Wish I had a good comment, but words fail me right now. So just insert a great comment "here" and then add "Sorry, wish I had a clue how to help!"

Anonymous said...

Man - Like I didn't already feel for you guys...now I'm almost speechless. I hope for nothing more than to open my reader and see a "We're pregnant" from you. I can't imagine the sarcasm that would follow.

Karen MEG said...

Tom Cruise, really? You are a desperate, desperate man (I know, you really are :(.

Hey, I've started my slow dive into my previous personal hell ... for you, my friend (well, maybe somewhat for myself too). I think it's gonna be as long as a frickin' telephone book by the time I'm finished. But I don't think yours will be... you had a few years head start on me, and honestly, those years DO make a difference.

Sending you cyber hugs...

Dto3 said...

Not the reaction I'm sure you were evoking, but I've never laughed so hard in my life as I did when I read the word "cycle" in your entry. My son recently watched "the video" at school and on our way home tonight, he said. Dad, I really wish I didn't know what I know now. I don't think I can ever look at Mom the same. Does she go through the monthly "cycle?" Best of luck to you!

Anonymous said...

As long as you don't change your mind half way through and try to offer me double glazing incentive instead.

Martin said...

@Momo Fali - I think it may be too hot for him to handle.

@justmylife - Thanks, it's appreciated regardless.

@Tyler - Thank you. I do too.
But me, sarcastic? surely not....

@Karen MEG - Thanks.
I can't wait to read more, honestly.

@Dto3 - This WAS actually meant to belighthearted! so you got it right.
Your poor kid!

thanks.

@abritdifferent - even with a 10 year guarantee? I'm Irish, I could tarmac your driveway?

Lee said...

Again, nothing constructive to add.

Have you given any thought to writing a book?

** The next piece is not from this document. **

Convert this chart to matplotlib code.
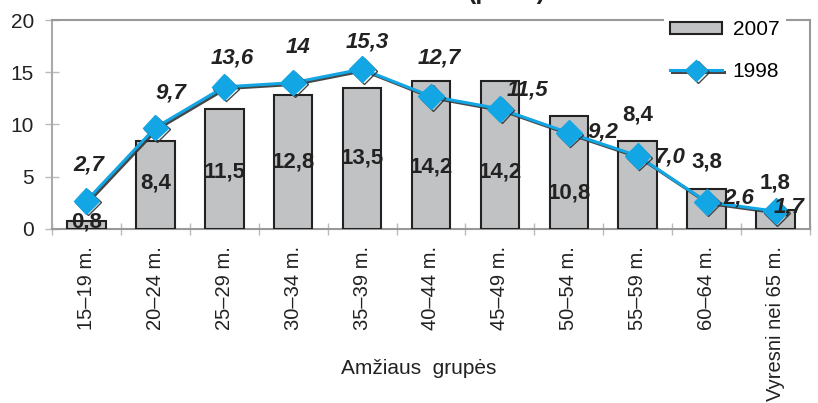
import matplotlib
matplotlib.use("Agg")
import matplotlib.pyplot as plt
import matplotlib.patheffects as pe
import numpy as np

plt.rcParams['font.family'] = ['Liberation Sans', 'DejaVu Sans']

categories = ["15–19 m.", "20–24 m.", "25–29 m.", "30–34 m.", "35–39 m.",
              "40–44 m.", "45–49 m.", "50–54 m.", "55–59 m.", "60–64 m.",
              "Vyresni nei 65 m."]
values_2007 = [0.8, 8.4, 11.5, 12.8, 13.5, 14.2, 14.2, 10.8, 8.4, 3.8, 1.8]
values_1998 = [2.7, 9.7, 13.6, 14.0, 15.3, 12.7, 11.5, 9.2, 7.0, 2.6, 1.7]
labels_2007 = ["0,8", "8,4", "11,5", "12,8", "13,5", "14,2", "14,2", "10,8", "8,4", "3,8", "1,8"]
labels_1998 = ["2,7", "9,7", "13,6", "14", "15,3", "12,7", "11,5", "9,2", "7,0", "2,6", "1,7"]
yticks = [0, 5, 10, 15, 20]
xlabel = "Amžiaus  grupės"
title = "(proc.)"

# label placement (styling): y positions of bar labels, offsets of line labels
bar_label_y = [0.67, 4.4, 5.45, 6.41, 6.79, 5.93, 5.45, 3.44, 10.9, 6.41, 4.4]
line_label_dx = [0.04, 0.22, 0.12, 0.07, 0.07, 0.12, 0.40, 0.49, 0.46, 0.47, 0.20]
line_label_dy = [3.4, 3.3, 2.8, 3.4, 2.6, 3.7, 1.8, 0.1, -0.1, 0.37, 0.4]

W, H = 818, 403
fig = plt.figure(figsize=(W / 100, H / 100), dpi=100)
ax = fig.add_axes([52 / W, (H - 229) / H, (810 - 52) / W, (229 - 20) / H])

x = np.arange(len(categories))
bars = ax.bar(x, values_2007, width=0.56, color="#c1c2c4", edgecolor="#222222",
              linewidth=1.5, label="2007", zorder=3)
line, = ax.plot(x, values_1998, color="#12a6e4", lw=2.2, marker="D", markersize=13,
                markeredgecolor="#12a6e4", label="1998", zorder=4,
                path_effects=[pe.SimpleLineShadow(offset=(1.2, -1.2), shadow_color="#333333", alpha=0.9),
                              pe.Normal()])

for i in range(len(categories)):
    ax.text(x[i], bar_label_y[i], labels_2007[i], ha="center", va="center",
            fontsize=16, fontweight="bold", color="#222222", zorder=5)
    ax.text(x[i] + line_label_dx[i], values_1998[i] + line_label_dy[i], labels_1998[i],
            ha="center", va="center", fontsize=16, fontweight="bold", fontstyle="italic",
            color="#222222", zorder=5)

ax.set_xlim(-0.5, len(categories) - 0.5)
ax.set_ylim(0, 20)
ax.set_yticks(yticks)
ax.set_yticklabels([str(v) for v in yticks], fontsize=15, color="#222222")
ax.set_xticks(x)
ax.set_xticklabels(categories, rotation=90, fontsize=14.5, color="#222222")
ax.tick_params(axis="x", length=0, pad=12)
ax.set_xticks(np.arange(len(categories) + 1) - 0.5, minor=True)
ax.tick_params(axis="x", which="minor", length=8, direction="inout", color="#bbbbbb", width=1)
ax.tick_params(axis="y", length=10, direction="inout", color="#bbbbbb", width=1, pad=8)

for s in ["top", "right"]:
    ax.spines[s].set_color("#999999")
    ax.spines[s].set_linewidth(1.5)
ax.spines["left"].set_color("#aaaaaa")
ax.spines["left"].set_linewidth(1.5)
ax.spines["bottom"].set_color("#999999")
ax.spines["bottom"].set_linewidth(1.5)

fig.text(419 / W, 1 - 368 / H, xlabel, ha="center", va="center", fontsize=15, color="#222222")
fig.text(507 / W, 1 + 1 / H, title, ha="center", va="baseline", fontsize=18, fontweight="bold",
         color="#222222")

leg = ax.legend(handles=[bars, line], loc="upper left", bbox_to_anchor=(664 / W, 1 - 14 / H),
                bbox_transform=fig.transFigure, frameon=True, fancybox=False,
                edgecolor="none", facecolor="white", framealpha=1, fontsize=15,
                handlelength=2.5, handleheight=0.5, labelspacing=1.1, handletextpad=0.5,
                borderpad=0.3, borderaxespad=0)
for h in leg.legend_handles[1:]:
    h.set_markersize(11)

fig.savefig("out.png", dpi=100)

You have a unique voice, and are going through something that many have gone through/can relate to. I think it would be a powerful story.

$.02

Martin said...

@Lee - Thank you, it's really weird to have people say that.

I wouldn't know where to start, and well, as I've said before, books need endings.

Sue said...

Yes. Exactly right, she says, delurking.

The only thing I would add to the request for a successful cycle would be a long and healthy 40 weeks with squalling, pink, healthy baby at the end of it.

(Sorry, don't mean to rain your request. I am a lawyer's kid (and an infertile with RPL) and I have learned about being specific.)

I am so hoping you get your cycle. So hoping.